Last week, we showed you how to view the profiles of your friends, and your friends’ friends. This week, we’ll focus on how to edit your own profile, control who sees it, and (if needed—sigh) block, unfriend, or report another user.
To see your own profile, sign in to Origin and click on your username or avatar in the top right corner, above the search box. This will bring up your profile as viewable to others, including your name, status, your friends, and the games in your library. Click the Edit My Profile button below your avatar to change your avatar, password, Origin ID, and first and last name associated with your Origin profile. You can also change your status (online, away, or invisible) by selecting Set Status from the Friends menu in the top left (or by clicking underneath your name in the Friends List itself).

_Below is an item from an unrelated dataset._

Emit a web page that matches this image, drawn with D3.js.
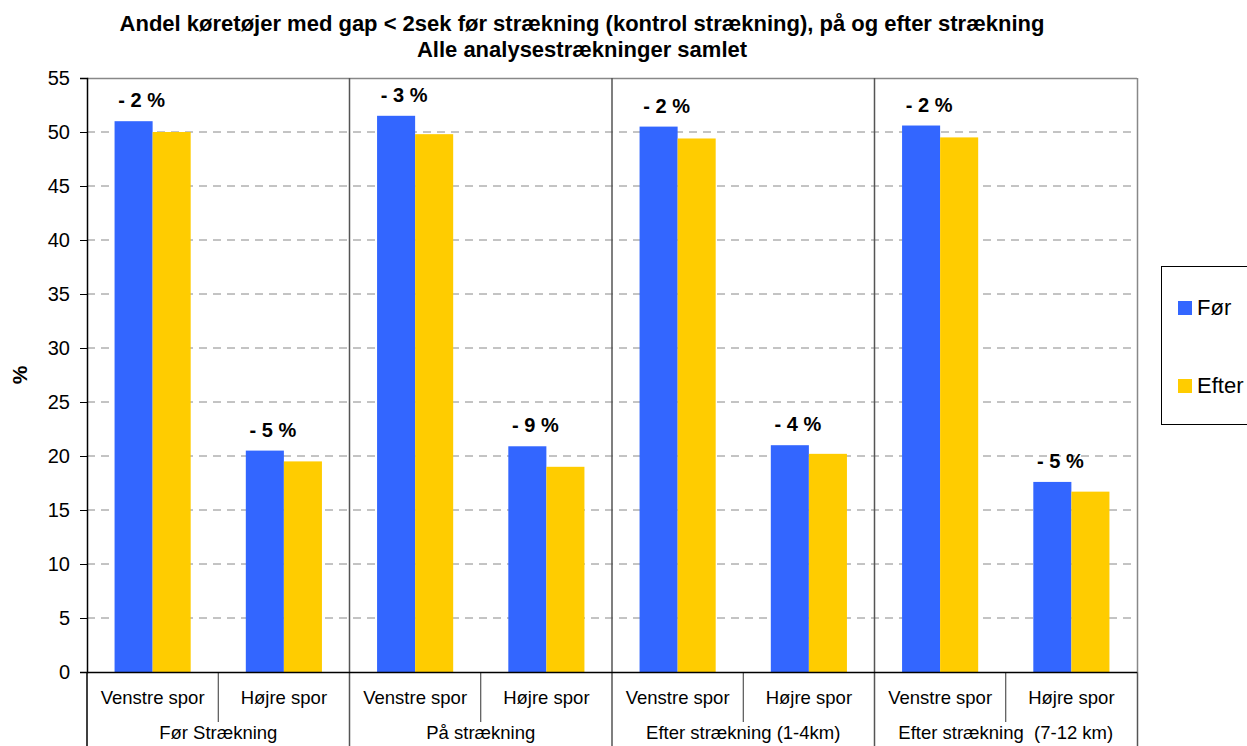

Control who can see your full profile (everyone, friends, friends of friends, or no one) by selecting the Privacy tab in the Settings window. If for whatever reason you’d like to block a user from ever finding you or viewing your profile on Origin, scroll down to the Block User section of the same Privacy tab, enter the person you’d like to block’s email or Origin ID, and click the Block button.
Your Friends List will be the place where you unfriend someone (for example, if your Friends List gets full and you need to unfriend an inactive player to make room for a new request) or block someone who’s already your friend (if you want to prevent them from either viewing your profile or receiving any notifications about your activity on Origin). Pull up your Friends List by selecting the Show Friends List button in the top right corner, above the search box. Right-clicking on any friend’s name will display the option to either “Unfriend” or “Block” that user.
Alternatively, you can right-click any friend’s name on your Friends List and select View Profile to show their full profile. Here, you’ll see Unfriend, Block, and Report User (in serious cases where you feel compelled to report any suspicious activity), all as options.